## [Set task]
Extract, exactly as written, each line from the start of the records below to the line containing "const pairs = (ys: number[])", both ends included; drop the pictures.

## [Data entries]
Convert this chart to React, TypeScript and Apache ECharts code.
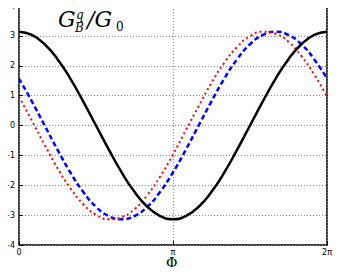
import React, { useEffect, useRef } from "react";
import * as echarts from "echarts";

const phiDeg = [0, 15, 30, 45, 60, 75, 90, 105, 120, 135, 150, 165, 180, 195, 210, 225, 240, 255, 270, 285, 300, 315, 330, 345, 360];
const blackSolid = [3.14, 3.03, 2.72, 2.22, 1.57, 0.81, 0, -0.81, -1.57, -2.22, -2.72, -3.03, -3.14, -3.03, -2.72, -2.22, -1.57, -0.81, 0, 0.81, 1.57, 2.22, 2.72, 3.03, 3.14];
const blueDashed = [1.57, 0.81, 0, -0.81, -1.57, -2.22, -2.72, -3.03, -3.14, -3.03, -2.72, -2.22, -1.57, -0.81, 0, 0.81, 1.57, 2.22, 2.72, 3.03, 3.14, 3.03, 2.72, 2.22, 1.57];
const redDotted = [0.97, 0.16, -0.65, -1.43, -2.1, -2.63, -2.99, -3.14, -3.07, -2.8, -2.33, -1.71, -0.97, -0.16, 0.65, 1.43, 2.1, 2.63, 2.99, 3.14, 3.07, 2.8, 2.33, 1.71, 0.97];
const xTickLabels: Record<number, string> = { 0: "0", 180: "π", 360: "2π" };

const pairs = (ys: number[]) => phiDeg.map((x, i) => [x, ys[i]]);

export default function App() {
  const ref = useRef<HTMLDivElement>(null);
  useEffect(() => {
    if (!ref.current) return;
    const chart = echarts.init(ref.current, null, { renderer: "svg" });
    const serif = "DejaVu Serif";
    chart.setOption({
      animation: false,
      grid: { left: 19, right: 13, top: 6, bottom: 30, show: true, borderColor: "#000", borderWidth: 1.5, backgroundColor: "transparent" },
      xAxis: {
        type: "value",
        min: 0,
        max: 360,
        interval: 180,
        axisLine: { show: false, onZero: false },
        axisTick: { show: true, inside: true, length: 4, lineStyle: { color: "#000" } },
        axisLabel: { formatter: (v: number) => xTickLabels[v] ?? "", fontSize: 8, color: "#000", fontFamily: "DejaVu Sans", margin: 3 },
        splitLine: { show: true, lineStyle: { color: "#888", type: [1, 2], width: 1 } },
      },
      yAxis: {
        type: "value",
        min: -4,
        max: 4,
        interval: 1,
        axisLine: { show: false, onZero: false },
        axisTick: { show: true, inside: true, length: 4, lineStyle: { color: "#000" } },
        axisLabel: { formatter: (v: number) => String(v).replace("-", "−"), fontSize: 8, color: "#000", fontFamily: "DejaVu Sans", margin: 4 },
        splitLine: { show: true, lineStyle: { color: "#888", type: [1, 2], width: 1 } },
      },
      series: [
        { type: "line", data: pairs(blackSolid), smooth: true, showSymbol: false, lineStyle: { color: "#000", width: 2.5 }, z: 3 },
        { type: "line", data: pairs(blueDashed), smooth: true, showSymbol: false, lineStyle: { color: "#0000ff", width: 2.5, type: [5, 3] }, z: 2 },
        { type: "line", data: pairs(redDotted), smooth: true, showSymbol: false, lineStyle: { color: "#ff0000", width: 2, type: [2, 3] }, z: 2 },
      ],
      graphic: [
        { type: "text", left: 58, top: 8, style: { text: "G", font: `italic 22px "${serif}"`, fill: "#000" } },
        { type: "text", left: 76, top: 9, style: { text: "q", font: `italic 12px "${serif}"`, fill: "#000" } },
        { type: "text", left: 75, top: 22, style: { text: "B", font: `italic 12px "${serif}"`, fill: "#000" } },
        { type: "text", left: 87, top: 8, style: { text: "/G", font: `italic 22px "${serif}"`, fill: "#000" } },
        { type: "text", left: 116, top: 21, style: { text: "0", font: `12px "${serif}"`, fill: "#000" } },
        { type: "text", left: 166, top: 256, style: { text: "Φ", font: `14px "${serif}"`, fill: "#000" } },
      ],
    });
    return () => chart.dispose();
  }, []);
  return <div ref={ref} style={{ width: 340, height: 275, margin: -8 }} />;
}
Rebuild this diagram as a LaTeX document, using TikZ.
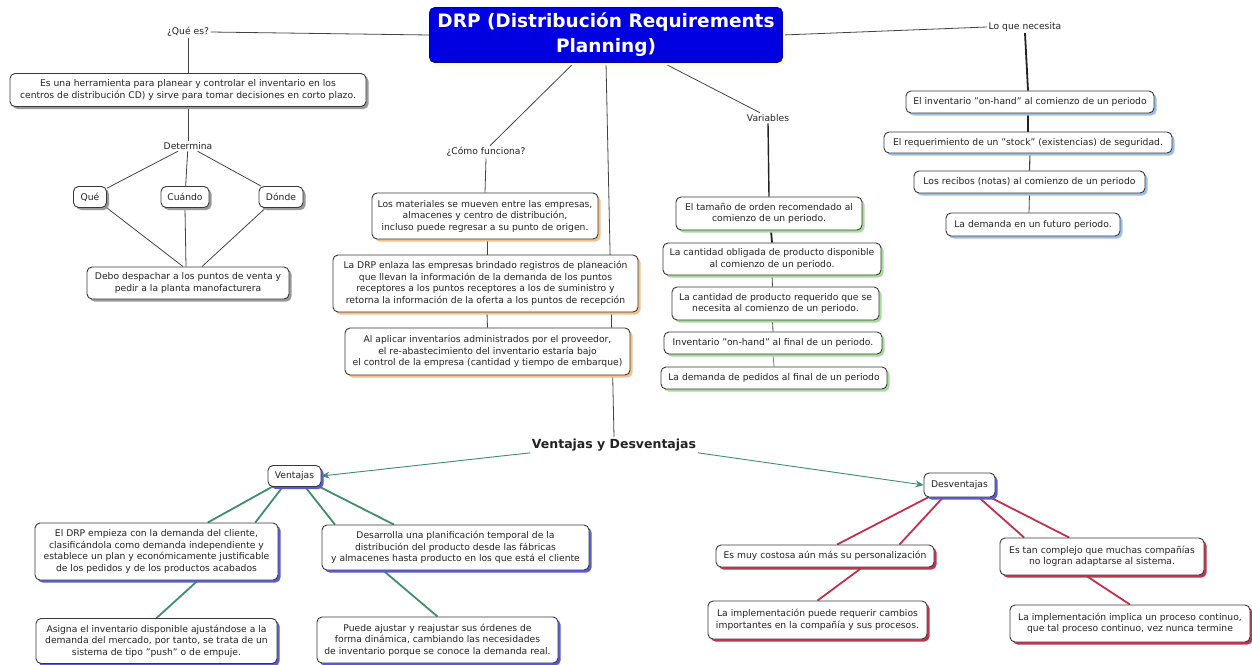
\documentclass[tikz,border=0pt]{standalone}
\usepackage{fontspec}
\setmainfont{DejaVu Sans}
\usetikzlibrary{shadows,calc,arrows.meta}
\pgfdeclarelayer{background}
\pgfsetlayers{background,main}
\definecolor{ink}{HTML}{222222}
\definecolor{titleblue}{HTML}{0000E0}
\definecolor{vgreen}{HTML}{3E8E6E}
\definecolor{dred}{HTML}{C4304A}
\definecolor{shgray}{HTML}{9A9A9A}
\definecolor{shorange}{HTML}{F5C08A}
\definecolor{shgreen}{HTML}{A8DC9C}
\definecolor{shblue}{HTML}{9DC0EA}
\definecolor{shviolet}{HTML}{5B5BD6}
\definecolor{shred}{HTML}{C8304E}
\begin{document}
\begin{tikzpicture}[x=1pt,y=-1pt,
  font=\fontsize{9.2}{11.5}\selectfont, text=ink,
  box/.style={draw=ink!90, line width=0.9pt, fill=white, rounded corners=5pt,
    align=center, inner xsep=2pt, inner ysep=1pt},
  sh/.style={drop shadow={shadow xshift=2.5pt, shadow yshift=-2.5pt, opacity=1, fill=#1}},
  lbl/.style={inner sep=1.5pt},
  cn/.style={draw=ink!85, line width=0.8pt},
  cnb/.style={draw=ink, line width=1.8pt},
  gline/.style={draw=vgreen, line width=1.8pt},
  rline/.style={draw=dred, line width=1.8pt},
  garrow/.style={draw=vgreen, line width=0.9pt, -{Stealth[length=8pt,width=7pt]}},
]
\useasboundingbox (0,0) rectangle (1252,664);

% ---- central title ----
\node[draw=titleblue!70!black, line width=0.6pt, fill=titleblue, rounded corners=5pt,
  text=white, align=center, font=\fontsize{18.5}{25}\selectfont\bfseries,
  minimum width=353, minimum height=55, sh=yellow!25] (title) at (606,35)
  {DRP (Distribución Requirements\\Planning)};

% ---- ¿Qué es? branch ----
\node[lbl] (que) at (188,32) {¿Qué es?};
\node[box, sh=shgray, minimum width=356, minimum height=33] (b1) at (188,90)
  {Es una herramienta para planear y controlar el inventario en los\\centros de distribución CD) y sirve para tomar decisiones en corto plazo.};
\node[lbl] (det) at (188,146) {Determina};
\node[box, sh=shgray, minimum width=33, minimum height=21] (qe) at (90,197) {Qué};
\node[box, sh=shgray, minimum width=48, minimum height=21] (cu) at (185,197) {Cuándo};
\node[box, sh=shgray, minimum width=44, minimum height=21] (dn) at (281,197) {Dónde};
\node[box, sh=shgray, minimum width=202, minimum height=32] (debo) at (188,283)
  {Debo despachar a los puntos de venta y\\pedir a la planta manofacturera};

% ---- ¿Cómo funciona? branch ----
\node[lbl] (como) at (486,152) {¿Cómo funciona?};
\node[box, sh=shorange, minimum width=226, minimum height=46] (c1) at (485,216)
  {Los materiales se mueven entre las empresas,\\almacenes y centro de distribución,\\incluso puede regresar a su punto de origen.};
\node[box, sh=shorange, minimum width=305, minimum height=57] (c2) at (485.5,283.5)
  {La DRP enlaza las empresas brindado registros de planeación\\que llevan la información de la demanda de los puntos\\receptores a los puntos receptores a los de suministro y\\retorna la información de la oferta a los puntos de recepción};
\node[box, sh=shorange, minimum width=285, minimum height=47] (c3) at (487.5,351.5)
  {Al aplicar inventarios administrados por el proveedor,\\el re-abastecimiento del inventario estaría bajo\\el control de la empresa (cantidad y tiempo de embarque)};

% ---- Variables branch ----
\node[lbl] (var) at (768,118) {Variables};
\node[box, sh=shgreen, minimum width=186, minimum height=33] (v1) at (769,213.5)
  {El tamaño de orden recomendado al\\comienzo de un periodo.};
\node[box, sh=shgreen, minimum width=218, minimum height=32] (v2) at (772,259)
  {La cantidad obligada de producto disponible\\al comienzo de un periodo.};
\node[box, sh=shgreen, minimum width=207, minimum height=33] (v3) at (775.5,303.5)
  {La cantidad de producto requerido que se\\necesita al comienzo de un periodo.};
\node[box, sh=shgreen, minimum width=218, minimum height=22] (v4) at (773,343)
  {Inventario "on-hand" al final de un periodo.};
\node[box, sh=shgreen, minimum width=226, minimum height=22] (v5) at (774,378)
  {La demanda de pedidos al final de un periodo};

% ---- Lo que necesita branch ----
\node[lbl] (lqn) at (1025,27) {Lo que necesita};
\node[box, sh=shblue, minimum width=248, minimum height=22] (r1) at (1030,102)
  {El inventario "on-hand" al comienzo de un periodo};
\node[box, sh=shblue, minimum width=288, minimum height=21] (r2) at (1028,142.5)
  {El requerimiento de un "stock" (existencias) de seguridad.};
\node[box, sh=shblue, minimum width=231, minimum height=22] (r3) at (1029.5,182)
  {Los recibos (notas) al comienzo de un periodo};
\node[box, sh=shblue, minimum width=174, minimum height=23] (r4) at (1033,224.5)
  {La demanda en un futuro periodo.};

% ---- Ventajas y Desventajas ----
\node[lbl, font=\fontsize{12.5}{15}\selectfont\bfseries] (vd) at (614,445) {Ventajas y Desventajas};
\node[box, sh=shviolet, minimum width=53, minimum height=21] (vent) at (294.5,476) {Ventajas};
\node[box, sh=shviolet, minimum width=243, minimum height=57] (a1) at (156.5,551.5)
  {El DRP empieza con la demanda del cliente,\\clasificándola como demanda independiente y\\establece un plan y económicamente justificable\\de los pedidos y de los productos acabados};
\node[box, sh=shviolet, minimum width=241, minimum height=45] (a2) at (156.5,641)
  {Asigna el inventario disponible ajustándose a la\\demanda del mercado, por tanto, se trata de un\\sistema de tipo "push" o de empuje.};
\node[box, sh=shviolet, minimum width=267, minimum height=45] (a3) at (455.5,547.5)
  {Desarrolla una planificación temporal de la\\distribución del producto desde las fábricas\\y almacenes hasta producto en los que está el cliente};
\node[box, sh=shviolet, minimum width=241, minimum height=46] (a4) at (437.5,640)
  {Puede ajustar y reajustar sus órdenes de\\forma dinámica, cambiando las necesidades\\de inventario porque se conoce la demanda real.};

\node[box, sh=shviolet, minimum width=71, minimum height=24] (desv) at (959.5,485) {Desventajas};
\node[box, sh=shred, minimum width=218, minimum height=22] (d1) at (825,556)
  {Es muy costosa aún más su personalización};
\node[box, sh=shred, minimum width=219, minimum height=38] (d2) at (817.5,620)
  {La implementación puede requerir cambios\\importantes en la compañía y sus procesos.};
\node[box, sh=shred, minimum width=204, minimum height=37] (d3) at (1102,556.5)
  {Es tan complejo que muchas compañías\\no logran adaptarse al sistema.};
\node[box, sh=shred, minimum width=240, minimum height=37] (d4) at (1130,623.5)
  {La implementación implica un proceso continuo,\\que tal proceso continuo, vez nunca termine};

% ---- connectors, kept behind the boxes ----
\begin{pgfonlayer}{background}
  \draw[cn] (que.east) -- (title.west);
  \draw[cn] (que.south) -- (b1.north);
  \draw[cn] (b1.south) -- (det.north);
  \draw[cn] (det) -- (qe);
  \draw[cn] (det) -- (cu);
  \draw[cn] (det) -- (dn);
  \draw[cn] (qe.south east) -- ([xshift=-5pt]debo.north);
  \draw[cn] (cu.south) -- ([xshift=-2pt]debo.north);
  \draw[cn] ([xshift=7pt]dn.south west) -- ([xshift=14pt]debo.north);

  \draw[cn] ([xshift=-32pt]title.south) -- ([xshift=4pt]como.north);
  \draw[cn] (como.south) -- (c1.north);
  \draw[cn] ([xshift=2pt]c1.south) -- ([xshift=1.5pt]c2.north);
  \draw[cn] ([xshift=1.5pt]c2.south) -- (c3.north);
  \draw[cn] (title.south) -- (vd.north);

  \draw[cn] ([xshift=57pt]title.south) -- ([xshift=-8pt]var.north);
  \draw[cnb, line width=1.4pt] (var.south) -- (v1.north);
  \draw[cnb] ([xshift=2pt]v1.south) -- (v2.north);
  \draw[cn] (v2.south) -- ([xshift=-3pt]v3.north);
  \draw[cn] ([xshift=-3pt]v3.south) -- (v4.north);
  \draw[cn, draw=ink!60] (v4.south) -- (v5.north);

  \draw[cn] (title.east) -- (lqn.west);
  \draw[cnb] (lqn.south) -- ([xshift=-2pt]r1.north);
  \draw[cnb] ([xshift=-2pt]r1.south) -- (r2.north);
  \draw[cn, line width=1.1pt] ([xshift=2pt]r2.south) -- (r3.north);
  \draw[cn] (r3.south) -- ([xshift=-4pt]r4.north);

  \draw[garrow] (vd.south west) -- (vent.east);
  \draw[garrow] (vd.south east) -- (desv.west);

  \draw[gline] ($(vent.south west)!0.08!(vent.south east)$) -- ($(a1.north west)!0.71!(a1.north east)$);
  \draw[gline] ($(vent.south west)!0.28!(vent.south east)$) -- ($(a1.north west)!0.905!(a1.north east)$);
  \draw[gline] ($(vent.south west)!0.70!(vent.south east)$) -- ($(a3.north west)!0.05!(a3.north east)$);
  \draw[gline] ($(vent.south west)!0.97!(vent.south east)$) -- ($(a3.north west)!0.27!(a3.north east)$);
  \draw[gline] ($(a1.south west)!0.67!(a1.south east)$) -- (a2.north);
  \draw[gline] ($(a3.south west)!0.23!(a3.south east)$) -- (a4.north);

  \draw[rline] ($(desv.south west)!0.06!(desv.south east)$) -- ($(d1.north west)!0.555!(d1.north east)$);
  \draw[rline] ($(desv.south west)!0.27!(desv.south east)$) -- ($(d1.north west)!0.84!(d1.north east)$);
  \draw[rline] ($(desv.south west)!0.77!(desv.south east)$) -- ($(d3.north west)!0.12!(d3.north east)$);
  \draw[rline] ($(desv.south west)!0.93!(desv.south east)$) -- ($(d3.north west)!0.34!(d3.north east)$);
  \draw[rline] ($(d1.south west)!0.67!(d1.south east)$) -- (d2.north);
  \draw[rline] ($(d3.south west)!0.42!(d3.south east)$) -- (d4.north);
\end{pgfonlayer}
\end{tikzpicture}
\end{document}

## [Response to the task]
Convert this chart to React, TypeScript and Apache ECharts code.
import React, { useEffect, useRef } from "react";
import * as echarts from "echarts";

const phiDeg = [0, 15, 30, 45, 60, 75, 90, 105, 120, 135, 150, 165, 180, 195, 210, 225, 240, 255, 270, 285, 300, 315, 330, 345, 360];
const blackSolid = [3.14, 3.03, 2.72, 2.22, 1.57, 0.81, 0, -0.81, -1.57, -2.22, -2.72, -3.03, -3.14, -3.03, -2.72, -2.22, -1.57, -0.81, 0, 0.81, 1.57, 2.22, 2.72, 3.03, 3.14];
const blueDashed = [1.57, 0.81, 0, -0.81, -1.57, -2.22, -2.72, -3.03, -3.14, -3.03, -2.72, -2.22, -1.57, -0.81, 0, 0.81, 1.57, 2.22, 2.72, 3.03, 3.14, 3.03, 2.72, 2.22, 1.57];
const redDotted = [0.97, 0.16, -0.65, -1.43, -2.1, -2.63, -2.99, -3.14, -3.07, -2.8, -2.33, -1.71, -0.97, -0.16, 0.65, 1.43, 2.1, 2.63, 2.99, 3.14, 3.07, 2.8, 2.33, 1.71, 0.97];
const xTickLabels: Record<number, string> = { 0: "0", 180: "π", 360: "2π" };

const pairs = (ys: number[]) => phiDeg.map((x, i) => [x, ys[i]]);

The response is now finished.